Per Satterthwaite «Le autorità locali spesso non riescono a rispondere rapidamente alle sfide del reinserimento a causa della rigidità dei regolamenti sulla proprietà delle terre, della mancanza di denaro per finanziae la rilocalizzazione, del tempo necessario per ottenere il permesso ufficiale delle autorità regionali o nazionali e del costo elevato dei materiali di costruzione. Dopo una catastrofe, può darsi che il governo nazionale decida di migliorare le norme di costruzione, come è stato il caso del Pakistan dopo il sisma del 2005, il che aumenta ancora il tempo per la ricostruzione». Spesso le meglio attrezzate per aiutare le comunità colpite sono le Ong locali.

Anche la Pantuliano dice che «In effetti le Ong internazionali non sanno sempre molto bene che ruolo svolgere nei re-insediamenti.
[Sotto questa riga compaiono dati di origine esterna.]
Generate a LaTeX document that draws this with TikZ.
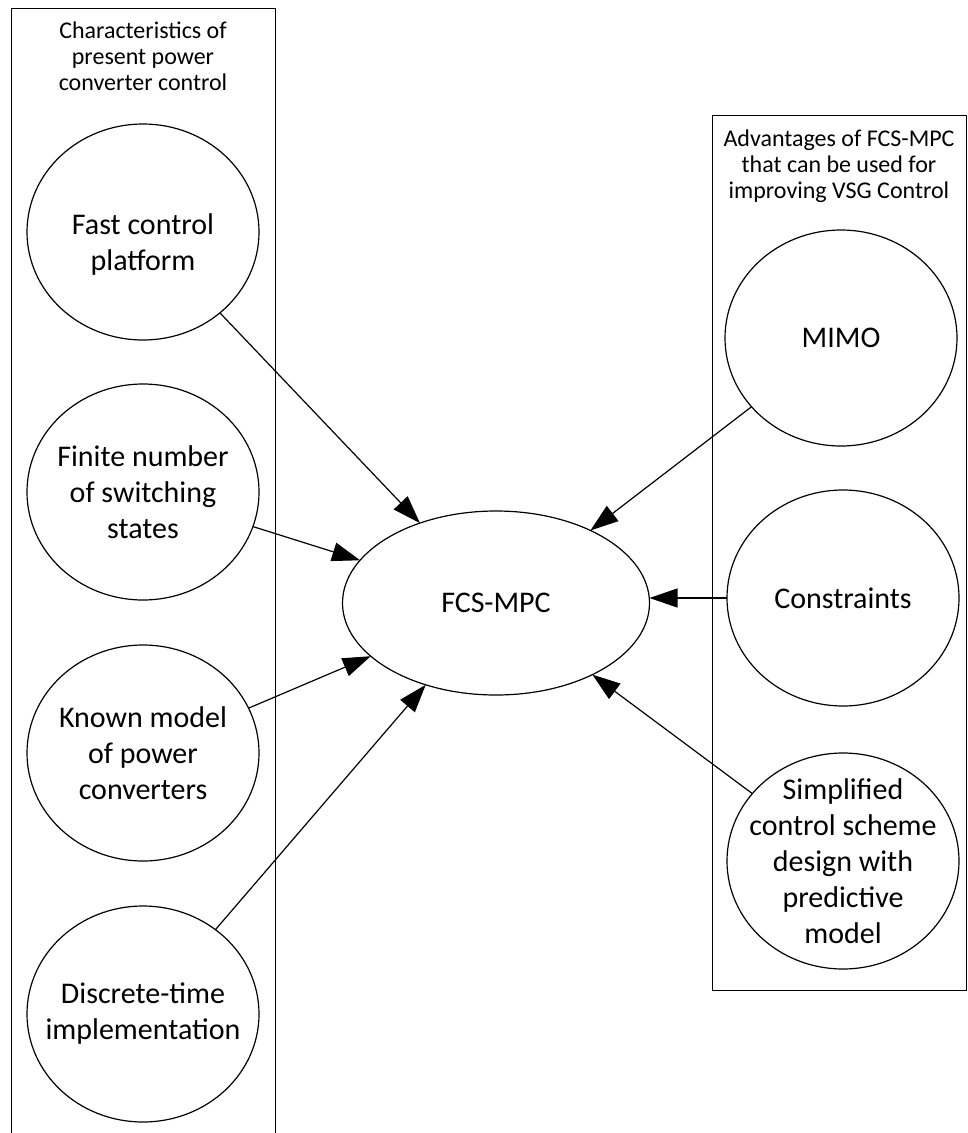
\documentclass[tikz,border=0pt]{standalone}
\usepackage{fontspec}
\setmainfont{Carlito}
\usetikzlibrary{shapes.geometric, arrows.meta}

\begin{document}
\begin{tikzpicture}[x=1pt, y=-1pt,
  bubble/.style={ellipse, draw, line width=1.2pt, minimum width=232pt, minimum height=216pt,
    inner sep=-40pt, outer sep=0pt, align=center, font=\fontsize{30}{36}\selectfont},
  feed/.style={-{Triangle[length=28pt, width=19pt]}, line width=1.2pt},
  boxtitle/.style={align=center, inner sep=0pt, font=\fontsize{24}{26}\selectfont}]
  \useasboundingbox (0,0) rectangle (968,1133);
  % column frames
  \draw[line width=0.9pt] (11,1133) -- (11,8) -- (275,8) -- (275,1133);
  \draw[line width=0.9pt] (712,115) rectangle (966,990);
  \node[boxtitle] (leftcap) at (143,56) {Characteristics of\\present power\\converter control};
  \node[boxtitle] (rightcap) at (839,166) {Advantages of FCS-MPC\\that can be used for\\improving VSG Control};
  % left column
  \node[bubble, text height=82pt] (fast) at (143,232) {Fast control\\platform};
  \node[bubble] (finite) at (143,492) {Finite number\\of switching\\states};
  \node[bubble] (known) at (143,753) {Known model\\of power\\converters};
  \node[bubble] (discrete) at (143,1014) {Discrete-time\\implementation};
  % centre
  \node[bubble, minimum width=307pt, minimum height=184pt] (fcs) at (496,603) {FCS-MPC};
  % right column
  \node[bubble] (mimo) at (841,338) {MIMO};
  \node[bubble] (constr) at (843,598) {Constraints};
  \node[bubble] (simple) at (843,861) {Simplified\\control scheme\\design with\\predictive\\model};
  \foreach \src in {fast, finite, known, discrete, mimo, simple}
    \draw[feed] (\src) -- (fcs);
  \draw[feed] (constr) -- (constr -| fcs.east);
\end{tikzpicture}
\end{document}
Tuttavia, le agenzie internazionali possono anche loro giocare un ruolo importante. Non proponiamo che le Ong si implichino in riforme fondiarie, ma devono intervenire nei settori che rientrano chiaramente nel quadro del loro mandato di protezione, come documentare i diritti di proprietà o fare da patrocinanti per l'accesso a terreni provvisori o permanenti. Questo lavoro può includere la realizzazione di operazioni catastali, di attività di ricerca e di patrocinio e un'offerta di aiuto giuridico alle persone vulnerabili per evitare l'accaparramento delle terre. Pensiamo di farne un élemento più centrale del ruolo degli organismi umanitari ...le Ong nel post-tsunami si sono rese conto troppo tardi di questi problemi, malgrado le sollecitazioni delle associazioni locali le spingessero a mobilitarsi in questo senso.

Per Cassidy Johnson, un esperto di costruzioni e urbanizzazione nei Paesi in via di sviluppo dell'University College di Londra, individua due fattori in grado di aiutare gli sfollati a far riconoscere i loro diritti di proprietà: «La presenza di gruppi di azione comunitaria ben insediati, come le associazioni di abitanti delle bidonvilles, che ricostruiscono collettivamente e che hanno dei solidi legami con i governi locali permettano loro di difendere i loro diritti, e l'esistenza di progetti di risparmio collettivo degli abitanti, che assicuri loro dei fondi per ricostruire».

Un esempio viene dalle Filippine, dove la Homeless peoples federation ha aiutato diverse comunità a reinstallarsi dopo 5 catastrofi tra il 2000 e il 2008: i suoi 70.000 membri hanno risparmiato in maniera collettiva per ricostruire e si sono rapidamente organizzati in comitati di ricostruzione. Altre comunità sono state assistite dalla Croce Rossa/Mezzaluna Rossa e Pete Garatt, direttore della risposta alle catastrofi della Croce Rossa britannica, spiega che per i diritti fondiari «Il lavoro più efficace è fatto dai gruppi locali, lo abbiamo constatato nella Repubblica democratica del Congo, in Burundi e a Khartoum, perché le comunità pretendono subito attenzione a questi problemi». Ma qualche volta le comunità locali devono essere incoraggiate a prendere in mano i loro interessi che altri cercano di gestire e le terre delle quali si stanno appropriando la speculazione immobiliare. La Pantuliano racconta che «Dopo il terremoto del Gujarat nel 2001, le comunità sono riuscite a ri-occupare i loro vecchi terreni perchè si sono messe a ricostruire da sole degli alloggi permanenti, invece che aspettare le decisioni del governo. Non hanno lasciato al governo altra scelta che autorizzarli a rimanere sul posto».

E il rapporto Ifcr sottolinea: «Il concetto di andare avanti, l'idea di "ricostruire meglio" che è diventato il linguaggio standard dei governi dopo le emergenze , deve essere ridefinita. Piuttosto che limitarsi puramente a migliorare la qualità delle infrastrutture, bisognerebbe includere l'idea delle "terre per i senza terra e delle abitazioni per i senza riparo». La Pantuliano conclude: «Il "ricostruire in meglio" deve anche sottolineare che il re-insediamento, se deve aver luogo, deve essere fatto in luoghi adeguati».